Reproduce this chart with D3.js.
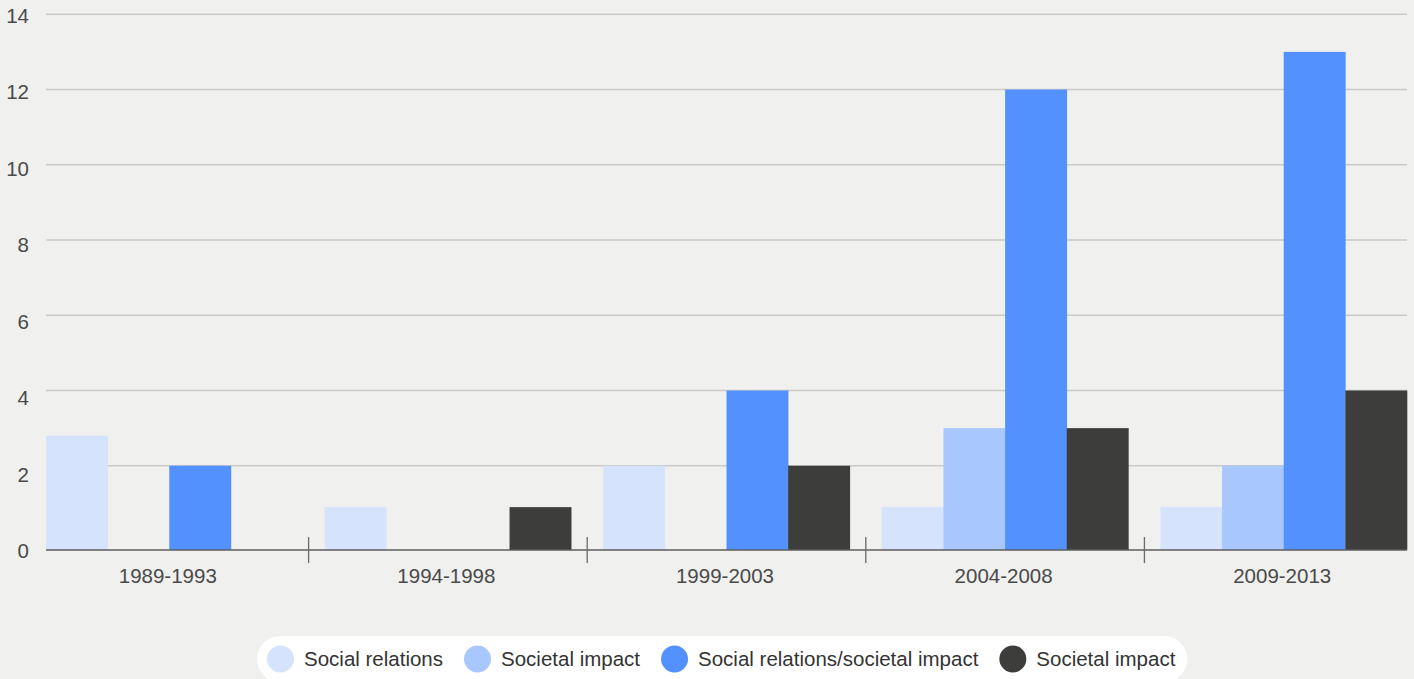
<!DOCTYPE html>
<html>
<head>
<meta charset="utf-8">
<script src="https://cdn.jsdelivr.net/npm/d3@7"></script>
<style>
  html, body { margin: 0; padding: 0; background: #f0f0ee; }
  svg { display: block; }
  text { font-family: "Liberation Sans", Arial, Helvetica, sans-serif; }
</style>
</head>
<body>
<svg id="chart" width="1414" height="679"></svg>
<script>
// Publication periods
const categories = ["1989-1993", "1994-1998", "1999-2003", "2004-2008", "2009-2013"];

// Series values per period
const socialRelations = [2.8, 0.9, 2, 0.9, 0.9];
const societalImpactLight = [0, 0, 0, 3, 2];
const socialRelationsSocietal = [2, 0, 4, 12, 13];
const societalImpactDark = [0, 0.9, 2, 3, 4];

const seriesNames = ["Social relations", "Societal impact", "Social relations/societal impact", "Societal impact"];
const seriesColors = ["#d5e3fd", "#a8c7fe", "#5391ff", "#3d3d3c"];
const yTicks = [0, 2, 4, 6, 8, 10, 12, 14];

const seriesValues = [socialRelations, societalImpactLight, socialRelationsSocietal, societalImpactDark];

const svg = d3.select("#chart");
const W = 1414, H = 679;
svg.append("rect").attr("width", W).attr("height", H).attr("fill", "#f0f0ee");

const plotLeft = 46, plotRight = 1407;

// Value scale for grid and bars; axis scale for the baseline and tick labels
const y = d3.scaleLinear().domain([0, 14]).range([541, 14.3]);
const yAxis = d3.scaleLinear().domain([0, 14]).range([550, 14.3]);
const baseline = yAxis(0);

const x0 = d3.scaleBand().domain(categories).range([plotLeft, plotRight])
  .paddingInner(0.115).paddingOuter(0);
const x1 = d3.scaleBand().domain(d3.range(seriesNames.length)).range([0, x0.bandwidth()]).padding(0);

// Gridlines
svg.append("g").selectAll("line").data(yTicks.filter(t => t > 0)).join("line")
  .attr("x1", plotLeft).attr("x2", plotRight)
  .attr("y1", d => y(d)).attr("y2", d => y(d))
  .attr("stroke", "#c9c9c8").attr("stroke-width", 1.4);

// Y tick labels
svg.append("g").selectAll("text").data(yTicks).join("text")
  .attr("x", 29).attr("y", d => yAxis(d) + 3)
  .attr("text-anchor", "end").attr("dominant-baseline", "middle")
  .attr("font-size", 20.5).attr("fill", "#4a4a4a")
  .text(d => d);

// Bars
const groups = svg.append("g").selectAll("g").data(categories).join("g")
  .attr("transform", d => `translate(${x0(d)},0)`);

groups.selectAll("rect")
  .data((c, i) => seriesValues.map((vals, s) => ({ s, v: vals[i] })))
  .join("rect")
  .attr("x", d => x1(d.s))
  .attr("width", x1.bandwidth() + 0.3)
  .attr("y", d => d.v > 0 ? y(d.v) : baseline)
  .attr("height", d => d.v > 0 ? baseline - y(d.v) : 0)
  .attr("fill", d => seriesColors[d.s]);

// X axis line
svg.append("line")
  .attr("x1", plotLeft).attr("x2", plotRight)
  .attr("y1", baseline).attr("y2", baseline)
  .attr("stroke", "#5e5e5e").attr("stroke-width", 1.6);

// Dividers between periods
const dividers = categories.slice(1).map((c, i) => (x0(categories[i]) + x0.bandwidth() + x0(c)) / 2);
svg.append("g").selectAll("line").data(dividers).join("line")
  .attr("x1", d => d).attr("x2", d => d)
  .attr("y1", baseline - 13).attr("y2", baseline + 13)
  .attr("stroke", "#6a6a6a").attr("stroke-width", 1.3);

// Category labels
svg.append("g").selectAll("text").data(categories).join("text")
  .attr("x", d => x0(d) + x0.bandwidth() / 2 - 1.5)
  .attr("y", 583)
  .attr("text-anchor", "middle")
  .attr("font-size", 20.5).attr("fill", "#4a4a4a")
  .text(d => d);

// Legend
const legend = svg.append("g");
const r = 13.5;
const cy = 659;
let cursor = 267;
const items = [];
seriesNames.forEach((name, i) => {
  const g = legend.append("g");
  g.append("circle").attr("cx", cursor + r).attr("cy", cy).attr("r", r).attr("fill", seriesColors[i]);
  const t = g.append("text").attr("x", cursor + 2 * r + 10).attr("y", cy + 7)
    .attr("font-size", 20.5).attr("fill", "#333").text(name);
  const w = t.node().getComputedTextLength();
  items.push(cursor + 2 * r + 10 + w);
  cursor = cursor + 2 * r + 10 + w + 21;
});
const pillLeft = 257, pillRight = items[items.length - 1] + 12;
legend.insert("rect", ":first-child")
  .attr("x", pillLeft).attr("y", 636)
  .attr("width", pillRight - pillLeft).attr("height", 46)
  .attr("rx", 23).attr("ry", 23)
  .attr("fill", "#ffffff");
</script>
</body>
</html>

***

== Given exercise ==
Exclude the images and reproduce the remaining data exactly.

== Response below ==
Reproduce this chart with D3.js.
<!DOCTYPE html>
<html>
<head>
<meta charset="utf-8">
<script src="https://cdn.jsdelivr.net/npm/d3@7"></script>
<style>
  html, body { margin: 0; padding: 0; background: #f0f0ee; }
  svg { display: block; }
  text { font-family: "Liberation Sans", Arial, Helvetica, sans-serif; }
</style>
</head>
<body>
<svg id="chart" width="1414" height="679"></svg>
<script>
// Publication periods
const categories = ["1989-1993", "1994-1998", "1999-2003", "2004-2008", "2009-2013"];

// Series values per period
const socialRelations = [2.8, 0.9, 2, 0.9, 0.9];
const societalImpactLight = [0, 0, 0, 3, 2];
const socialRelationsSocietal = [2, 0, 4, 12, 13];
const societalImpactDark = [0, 0.9, 2, 3, 4];

const seriesNames = ["Social relations", "Societal impact", "Social relations/societal impact", "Societal impact"];
const seriesColors = ["#d5e3fd", "#a8c7fe", "#5391ff", "#3d3d3c"];
const yTicks = [0, 2, 4, 6, 8, 10, 12, 14];

const seriesValues = [socialRelations, societalImpactLight, socialRelationsSocietal, societalImpactDark];

const svg = d3.select("#chart");
const W = 1414, H = 679;
svg.append("rect").attr("width", W).attr("height", H).attr("fill", "#f0f0ee");

const plotLeft = 46, plotRight = 1407;

// Value scale for grid and bars; axis scale for the baseline and tick labels
const y = d3.scaleLinear().domain([0, 14]).range([541, 14.3]);
const yAxis = d3.scaleLinear().domain([0, 14]).range([550, 14.3]);
const baseline = yAxis(0);

const x0 = d3.scaleBand().domain(categories).range([plotLeft, plotRight])
  .paddingInner(0.115).paddingOuter(0);
const x1 = d3.scaleBand().domain(d3.range(seriesNames.length)).range([0, x0.bandwidth()]).padding(0);

// Gridlines
svg.append("g").selectAll("line").data(yTicks.filter(t => t > 0)).join("line")
  .attr("x1", plotLeft).attr("x2", plotRight)
  .attr("y1", d => y(d)).attr("y2", d => y(d))
  .attr("stroke", "#c9c9c8").attr("stroke-width", 1.4);

// Y tick labels
svg.append("g").selectAll("text").data(yTicks).join("text")
  .attr("x", 29).attr("y", d => yAxis(d) + 3)
  .attr("text-anchor", "end").attr("dominant-baseline", "middle")
  .attr("font-size", 20.5).attr("fill", "#4a4a4a")
  .text(d => d);

// Bars
const groups = svg.append("g").selectAll("g").data(categories).join("g")
  .attr("transform", d => `translate(${x0(d)},0)`);

groups.selectAll("rect")
  .data((c, i) => seriesValues.map((vals, s) => ({ s, v: vals[i] })))
  .join("rect")
  .attr("x", d => x1(d.s))
  .attr("width", x1.bandwidth() + 0.3)
  .attr("y", d => d.v > 0 ? y(d.v) : baseline)
  .attr("height", d => d.v > 0 ? baseline - y(d.v) : 0)
  .attr("fill", d => seriesColors[d.s]);

// X axis line
svg.append("line")
  .attr("x1", plotLeft).attr("x2", plotRight)
  .attr("y1", baseline).attr("y2", baseline)
  .attr("stroke", "#5e5e5e").attr("stroke-width", 1.6);

// Dividers between periods
const dividers = categories.slice(1).map((c, i) => (x0(categories[i]) + x0.bandwidth() + x0(c)) / 2);
svg.append("g").selectAll("line").data(dividers).join("line")
  .attr("x1", d => d).attr("x2", d => d)
  .attr("y1", baseline - 13).attr("y2", baseline + 13)
  .attr("stroke", "#6a6a6a").attr("stroke-width", 1.3);

// Category labels
svg.append("g").selectAll("text").data(categories).join("text")
  .attr("x", d => x0(d) + x0.bandwidth() / 2 - 1.5)
  .attr("y", 583)
  .attr("text-anchor", "middle")
  .attr("font-size", 20.5).attr("fill", "#4a4a4a")
  .text(d => d);

// Legend
const legend = svg.append("g");
const r = 13.5;
const cy = 659;
let cursor = 267;
const items = [];
seriesNames.forEach((name, i) => {
  const g = legend.append("g");
  g.append("circle").attr("cx", cursor + r).attr("cy", cy).attr("r", r).attr("fill", seriesColors[i]);
  const t = g.append("text").attr("x", cursor + 2 * r + 10).attr("y", cy + 7)
    .attr("font-size", 20.5).attr("fill", "#333").text(name);
  const w = t.node().getComputedTextLength();
  items.push(cursor + 2 * r + 10 + w);
  cursor = cursor + 2 * r + 10 + w + 21;
});
const pillLeft = 257, pillRight = items[items.length - 1] + 12;
legend.insert("rect", ":first-child")
  .attr("x", pillLeft).attr("y", 636)
  .attr("width", pillRight - pillLeft).attr("height", 46)
  .attr("rx", 23).attr("ry", 23)
  .attr("fill", "#ffffff");
</script>
</body>
</html>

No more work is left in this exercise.